WHAT IS EXPECTED: Retype the listing below line for line, but only from the line with "What matplotlib code" down to the line with "tam = [23, 26, 29, 23, 25]", inclusive. Pictures stay out.

DATASET RECORDS:
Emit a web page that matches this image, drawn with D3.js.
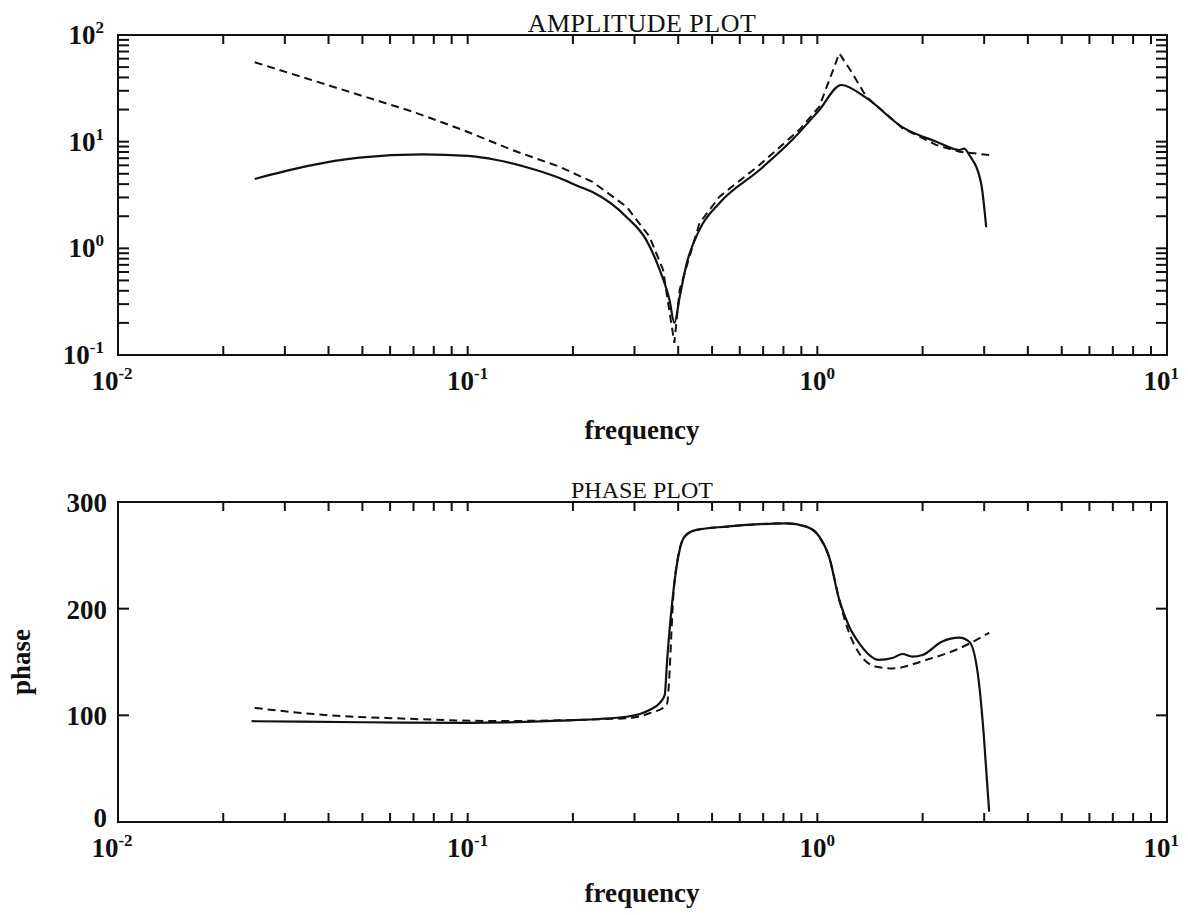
<!DOCTYPE html>
<html>
<head>
<meta charset="utf-8">
<script src="https://cdn.jsdelivr.net/npm/d3@7"></script>
<style>
  body { margin: 0; background: #fff; }
  text { font-family: "Liberation Serif", "DejaVu Serif", serif; fill: #111; }
</style>
</head>
<body>
<svg id="chart" width="1188" height="915"></svg>
<script>
// ---- data ----
// amplitude, measured (solid)
const ampMeasFreq = [0.0246, 0.049, 0.0743, 0.1, 0.121, 0.15, 0.183, 0.209, 0.2275, 0.2845, 0.324, 0.354, 0.3776, 0.39, 0.404, 0.423, 0.46, 0.525, 0.683, 0.848, 1.013, 1.171, 1.38, 1.75, 2.19, 2.55, 2.63, 2.72, 2.94, 3.04]
const ampMeasVal  = [4.47, 7.1, 7.6, 7.35, 6.73, 5.66, 4.56, 3.78, 3.37, 1.97, 1.2, 0.63, 0.33, 0.2, 0.35, 0.72, 1.49, 2.66, 5.42, 10.4, 19.8, 34, 25.7, 13.7, 10, 8.35, 8.6, 7.5, 4.07, 1.58]
// amplitude, model (dashed)
const ampModelFreq = [0.0246, 0.0697, 0.0967, 0.134, 0.171, 0.183, 0.2275, 0.2845, 0.331, 0.362, 0.39, 0.404, 0.46, 0.525, 0.683, 0.888, 1.013, 1.156, 1.26, 1.38, 1.75, 2.19, 2.55, 3.1]
const ampModelVal  = [55.5, 19.1, 12.9, 8.36, 6.3, 5.83, 4.2, 2.46, 1.29, 0.63, 0.13, 0.41, 1.72, 3.05, 6.04, 12.9, 21.3, 67.3, 43.7, 26.4, 13.4, 9.3, 8.05, 7.5]
// phase, measured (solid)
const phMeasFreq = [0.0241, 0.05, 0.1, 0.183, 0.2845, 0.331, 0.354, 0.366, 0.372, 0.39, 0.417, 0.451, 0.55, 0.815, 0.93, 1.013, 1.08, 1.156, 1.234, 1.318, 1.5, 1.64, 1.75, 1.87, 2.0, 2.27, 2.55, 2.72, 2.9, 2.99, 3.1]
const phMeasVal  = [94.5, 93.5, 93, 95, 98.7, 105, 111.5, 119, 152, 224, 267.5, 273.8, 276.9, 280, 276.9, 267.5, 248.8, 208, 183, 167.5, 152, 153.7, 157.5, 155, 156.6, 169, 172.8, 169, 130, 83, 9.7]
// phase, model (dashed)
const phModelFreq = [0.0246, 0.0404, 0.0627, 0.121, 0.2845, 0.331, 0.371, 0.39, 0.417, 0.451, 0.55, 0.815, 0.93, 1.013, 1.08, 1.156, 1.234, 1.318, 1.475, 1.64, 2.05, 2.55, 3.1]
const phModelVal  = [106.9, 100, 97.2, 94.7, 97.2, 101.9, 109.7, 224, 267.5, 273.8, 276.9, 280, 276.9, 267.5, 248.8, 208, 176.9, 158, 145.6, 144, 152, 162.8, 177.5]

// axis ticks
const decades = [0.01, 0.1, 1, 10]
const decadeExp = ['-2', '-1', '0', '1']
const ampDecades = [0.1, 1, 10, 100]
const ampDecadeExp = ['-1', '0', '1', '2']
const phaseTicks = [0, 100, 200, 300]

const svg = d3.select('#chart')
const left = 118, right = 1167
const top1 = 35, bot1 = 355
const top2 = 502, bot2 = 822
const tickLen = 9

const xScale = d3.scaleLog().domain([0.01, 10]).range([left, right])
const yAmp = d3.scaleLog().domain([0.1, 100]).range([bot1, top1])
const yPh = d3.scaleLinear().domain([0, 300]).range([bot2, top2])

// every 1..9 x decade value for minor ticks
const logTicks = (lo, hi) => {
	const out = []
	for (let e = Math.log10(lo); e < Math.log10(hi); e++)
		for (let m = 1; m < 10; m++) out.push(m * Math.pow(10, e))
	out.push(hi)
	return out
}
const xMinor = logTicks(0.01, 10)

const supLabel = (sel, base, exp) => {
	sel.append('tspan').text(base)
	sel.append('tspan').text(exp)
		.attr('dy', -11)
		.style('font-size', '17px')
}

const drawFrame = (top, bot) => {
	svg.append('rect')
		.attr('x', left).attr('y', top)
		.attr('width', right - left).attr('height', bot - top)
		.attr('fill', 'none').attr('stroke', '#111').attr('stroke-width', 2)

	// x ticks on bottom and top, pointing inwards
	svg.append('g').selectAll('line')
		.data(xMinor)
		.enter().append('line')
			.attr('x1', d => xScale(d)).attr('x2', d => xScale(d))
			.attr('y1', bot).attr('y2', bot - tickLen)
			.attr('stroke', '#111').attr('stroke-width', 2)
	svg.append('g').selectAll('line')
		.data(xMinor)
		.enter().append('line')
			.attr('x1', d => xScale(d)).attr('x2', d => xScale(d))
			.attr('y1', top).attr('y2', top + tickLen)
			.attr('stroke', '#111').attr('stroke-width', 2)
}

const yTicksInward = (ticks, scale) => {
	const g = svg.append('g')
	g.selectAll('line.l')
		.data(ticks)
		.enter().append('line')
			.attr('class', 'l')
			.attr('x1', left).attr('x2', left + 11)
			.attr('y1', d => scale(d)).attr('y2', d => scale(d))
			.attr('stroke', '#111').attr('stroke-width', 2)
	g.selectAll('line.r')
		.data(ticks)
		.enter().append('line')
			.attr('class', 'r')
			.attr('x1', right).attr('x2', right - 11)
			.attr('y1', d => scale(d)).attr('y2', d => scale(d))
			.attr('stroke', '#111').attr('stroke-width', 2)
}

const xLabels = (baseline) => {
	decades.forEach((d, i) => {
		const last = i === decades.length - 1
		const t = svg.append('text')
			.attr('x', last ? xScale(d) + 12 : xScale(d) - (i === 0 ? 6 : 0))
			.attr('y', baseline)
			.attr('text-anchor', last ? 'end' : 'middle')
			.style('font-size', '27px')
			.style('font-weight', 'bold')
		supLabel(t, '10', decadeExp[i])
	})
}

// ---------- amplitude plot ----------
drawFrame(top1, bot1)
yTicksInward(logTicks(0.1, 100).filter(d => d > 0.1 && d < 100), yAmp)

ampDecades.forEach((d, i) => {
	const t = svg.append('text')
		.attr('x', 104)
		.attr('y', yAmp(d) + 9)
		.attr('text-anchor', 'end')
		.style('font-size', '27px')
		.style('font-weight', 'bold')
	supLabel(t, '10', ampDecadeExp[i])
})
xLabels(390)

svg.append('text')
	.attr('x', 642).attr('y', 32)
	.attr('text-anchor', 'middle')
	.style('font-size', '26px')
	.style('letter-spacing', '0.5px')
	.text('AMPLITUDE PLOT')

svg.append('text')
	.attr('x', 642).attr('y', 439)
	.attr('text-anchor', 'middle')
	.style('font-size', '27px')
	.style('font-weight', 'bold')
	.text('frequency')

const ampLine = d3.line()
	.x(d => xScale(d[0]))
	.y(d => yAmp(d[1]))

svg.append('path')
	.datum(d3.zip(ampModelFreq, ampModelVal))
	.attr('d', ampLine.curve(d3.curveLinear))
	.attr('fill', 'none').attr('stroke', '#111').attr('stroke-width', 2)
	.attr('stroke-dasharray', '8,5')

svg.append('path')
	.datum(d3.zip(ampMeasFreq, ampMeasVal))
	.attr('d', ampLine.curve(d3.curveMonotoneX))
	.attr('fill', 'none').attr('stroke', '#111').attr('stroke-width', 2.2)

// ---------- phase plot ----------
drawFrame(top2, bot2)
yTicksInward([100, 200], yPh)

phaseTicks.forEach(d => {
	svg.append('text')
		.attr('x', 107)
		.attr('y', yPh(d) + (d === 0 ? 5 : 10))
		.attr('text-anchor', 'end')
		.style('font-size', '27px')
		.style('font-weight', 'bold')
		.text(d)
})
xLabels(857)

svg.append('text')
	.attr('x', 642).attr('y', 498)
	.attr('text-anchor', 'middle')
	.style('font-size', '24px')
	.text('PHASE PLOT')

svg.append('text')
	.attr('x', 642).attr('y', 902)
	.attr('text-anchor', 'middle')
	.style('font-size', '27px')
	.style('font-weight', 'bold')
	.text('frequency')

svg.append('text')
	.attr('transform', `translate(30, ${(top2 + bot2) / 2}) rotate(-90)`)
	.attr('text-anchor', 'middle')
	.style('font-size', '27px')
	.style('font-weight', 'bold')
	.text('phase')

const phLine = d3.line()
	.x(d => xScale(d[0]))
	.y(d => yPh(d[1]))
	.curve(d3.curveMonotoneX)

svg.append('path')
	.datum(d3.zip(phModelFreq, phModelVal))
	.attr('d', phLine)
	.attr('fill', 'none').attr('stroke', '#111').attr('stroke-width', 2)
	.attr('stroke-dasharray', '8,5')

svg.append('path')
	.datum(d3.zip(phMeasFreq, phMeasVal))
	.attr('d', phLine)
	.attr('fill', 'none').attr('stroke', '#111').attr('stroke-width', 2.2)
</script>
</body>
</html>
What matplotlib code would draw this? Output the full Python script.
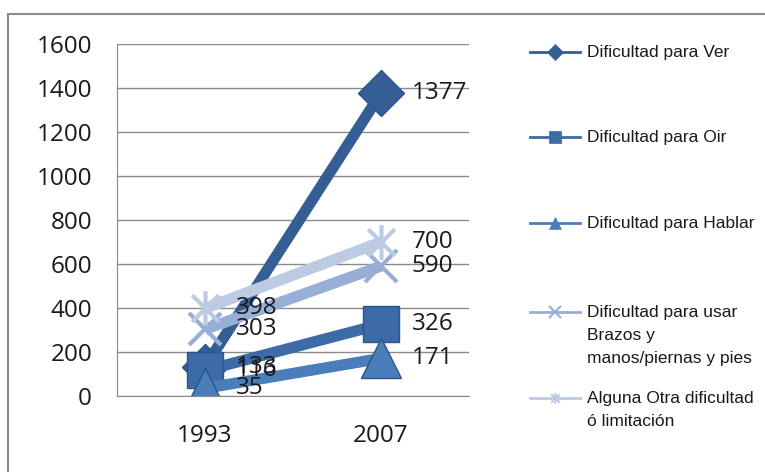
import matplotlib.pyplot as plt
from matplotlib.lines import Line2D
from matplotlib.patches import Rectangle
from matplotlib.path import Path

# datos
anios = ["1993", "2007"]
ver = [133, 1377]
oir = [116, 326]
hablar = [35, 171]
brazos = [303, 590]
otra = [398, 700]

nombres = ["Dificultad para Ver", "Dificultad para Oir", "Dificultad para Hablar",
           "Dificultad para usar\nBrazos y\nmanos/piernas y pies",
           "Alguna Otra dificultad\nó limitación"]
series = [ver, oir, hablar, brazos, otra]

# estrella tipo Excel (x + linea vertical)
estrella = Path([(-1, -1), (1, 1), (-1, 1), (1, -1), (0, -1.3), (0, 1.3)],
                [Path.MOVETO, Path.LINETO, Path.MOVETO, Path.LINETO, Path.MOVETO, Path.LINETO])

colores = ["#355f94", "#3c6ba7", "#4a7ebb", "#97afd5", "#bccbe3"]
marcadores = ["D", "s", "^", "x", estrella]
tam = [23, 26, 29, 23, 25]

fig = plt.figure(figsize=(7.65, 4.72), dpi=100)
fig.patches.append(Rectangle((8 / 765, -0.05), 1.0, (472 - 14) / 472 + 0.05,
                             transform=fig.transFigure, fill=False,
                             edgecolor="#8c8c8c", linewidth=1.5))

ax = fig.add_axes([117 / 765, 76 / 472, 352 / 765, 352 / 472])
x = [0, 1]
for vals, c, m, s in zip(series, colores, marcadores, tam):
    cruz = (m == "x") or (m is estrella)
    ax.plot(x, vals, color=c, lw=8, marker=m, markersize=s,
            markerfacecolor=c, markeredgecolor=c if cruz else "#2c5487",
            markeredgewidth=3 if cruz else 1, solid_capstyle="butt")
    for xi, v in zip(x, vals):
        ax.annotate(str(v), (xi, v), xytext=(22, 0), textcoords="offset points",
                    ha="left", va="center", fontsize=17.5, family="Open Sans",
                    color="#1a1a1a")

ax.set_xlim(-0.5, 1.5)
ax.set_ylim(0, 1600)
ax.set_yticks(range(0, 1601, 200))
ax.set_xticks(x)
ax.set_xticklabels(anios)
ax.grid(axis="y", color="#8a8a8a", lw=1)
ax.set_axisbelow(True)
for sp in ["top", "right"]:
    ax.spines[sp].set_visible(False)
ax.spines["left"].set_color("#8a8a8a")
ax.spines["bottom"].set_color("#8a8a8a")
ax.tick_params(length=0, labelsize=17.5, colors="#1a1a1a", pad=20)
ax.tick_params(axis="y", pad=18)
for lab in ax.get_xticklabels() + ax.get_yticklabels():
    lab.set_family("Open Sans")

# leyenda manual
y_ley = [52, 137, 223, 312, 398]
for nombre, c, m, yy in zip(nombres, colores, marcadores, y_ley):
    yf = 1 - yy / 472
    cruz = (m == "x") or (m is estrella)
    fig.add_artist(Line2D([530 / 765, 580 / 765], [yf, yf], transform=fig.transFigure,
                          color=c, lw=2))
    fig.add_artist(Line2D([555 / 765], [yf], transform=fig.transFigure, color=c,
                          marker=m, markersize=8, markeredgewidth=1.5 if cruz else 0.5,
                          markeredgecolor=c))
    fig.text(587 / 765, yf + 7 / 472, nombre, ha="left", va="top", fontsize=12.5,
             family="Liberation Sans", color="#1a1a1a", linespacing=1.65)

fig.savefig("out.png", dpi=100)
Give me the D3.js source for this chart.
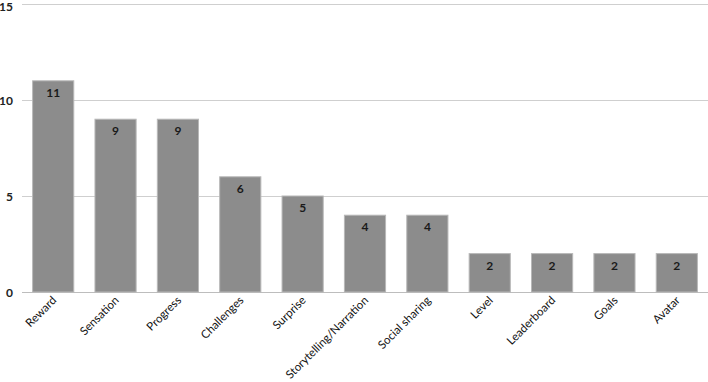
<!DOCTYPE html>
<html>
<head>
<meta charset="utf-8">
<script src="https://cdn.jsdelivr.net/npm/d3@7"></script>
<style>
  body { margin: 0; background: #fff; }
  text { font-family: Lato, "Liberation Sans", sans-serif; }
</style>
</head>
<body>
<div id="chart"></div>
<script>
// categories and counts
const categories = ["Reward", "Sensation", "Progress", "Challenges", "Surprise",
  "Storytelling/Narration", "Social sharing", "Level", "Leaderboard", "Goals", "Avatar"];
const counts = [11, 9, 9, 6, 5, 4, 4, 2, 2, 2, 2];
const yTicks = [0, 5, 10, 15];

const width = 708;
const height = 382;

const svg = d3.select("#chart")
    .append("svg")
    .attr("width", width)
    .attr("height", height);

const x = d3.scaleBand()
    .domain(categories)
    .range([22, 708])
    .paddingInner(0.34)
    .paddingOuter(0.17);

const y = d3.scaleLinear()
    .domain([0, 15])
    .range([292, 4]);

// gridlines
svg.selectAll("line.grid")
    .data(yTicks)
    .enter()
    .append("line")
    .attr("class", "grid")
    .attr("x1", 22)
    .attr("x2", 708)
    .attr("y1", d => y(d) + 0.5)
    .attr("y2", d => y(d) + 0.5)
    .attr("stroke", d => d === 0 ? "#bdbdbd" : "#cfcfcf")
    .attr("stroke-width", 1);

// y tick labels
svg.selectAll("text.ytick")
    .data(yTicks)
    .enter()
    .append("text")
    .attr("class", "ytick")
    .attr("x", 13)
    .attr("y", d => Math.max(y(d) + 5, 11))
    .attr("text-anchor", "end")
    .style("font-size", "12px")
    .style("font-weight", "bold")
    .style("fill", "#222")
    .text(d => d);

// bars
const data = categories.map((c, i) => ({ cat: c, val: counts[i] }));

svg.selectAll("rect.bar")
    .data(data)
    .enter()
    .append("rect")
    .attr("class", "bar")
    .attr("x", d => x(d.cat))
    .attr("y", d => y(d.val))
    .attr("width", x.bandwidth())
    .attr("height", d => y(0) - y(d.val))
    .attr("fill", "#8c8c8c")
    .attr("stroke", "#b8b8b8")
    .attr("stroke-width", 1);

// value labels inside bars
svg.selectAll("text.val")
    .data(data)
    .enter()
    .append("text")
    .attr("class", "val")
    .attr("x", d => x(d.cat) + x.bandwidth() / 2)
    .attr("y", d => y(d.val) + 16)
    .attr("text-anchor", "middle")
    .style("font-size", "12px")
    .style("font-weight", "bold")
    .style("fill", "#1a1a1a")
    .text(d => d.val);

// rotated category labels
svg.selectAll("text.cat")
    .data(data)
    .enter()
    .append("text")
    .attr("class", "cat")
    .attr("transform", d => "translate(" + (x(d.cat) + x.bandwidth() / 2 + 4) + ",301) rotate(-45)")
    .attr("text-anchor", "end")
    .style("font-size", "11.5px")
    .style("fill", "#111")
    .text(d => d.cat);
</script>
</body>
</html>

SOLUTION FOR THIS PROBLEM:
What matplotlib code would draw this? Output the full Python script.
import matplotlib.pyplot as plt
from matplotlib.lines import Line2D
from matplotlib.patches import Rectangle
from matplotlib.path import Path

# datos
anios = ["1993", "2007"]
ver = [133, 1377]
oir = [116, 326]
hablar = [35, 171]
brazos = [303, 590]
otra = [398, 700]

nombres = ["Dificultad para Ver", "Dificultad para Oir", "Dificultad para Hablar",
           "Dificultad para usar\nBrazos y\nmanos/piernas y pies",
           "Alguna Otra dificultad\nó limitación"]
series = [ver, oir, hablar, brazos, otra]

# estrella tipo Excel (x + linea vertical)
estrella = Path([(-1, -1), (1, 1), (-1, 1), (1, -1), (0, -1.3), (0, 1.3)],
                [Path.MOVETO, Path.LINETO, Path.MOVETO, Path.LINETO, Path.MOVETO, Path.LINETO])

colores = ["#355f94", "#3c6ba7", "#4a7ebb", "#97afd5", "#bccbe3"]
marcadores = ["D", "s", "^", "x", estrella]
tam = [23, 26, 29, 23, 25]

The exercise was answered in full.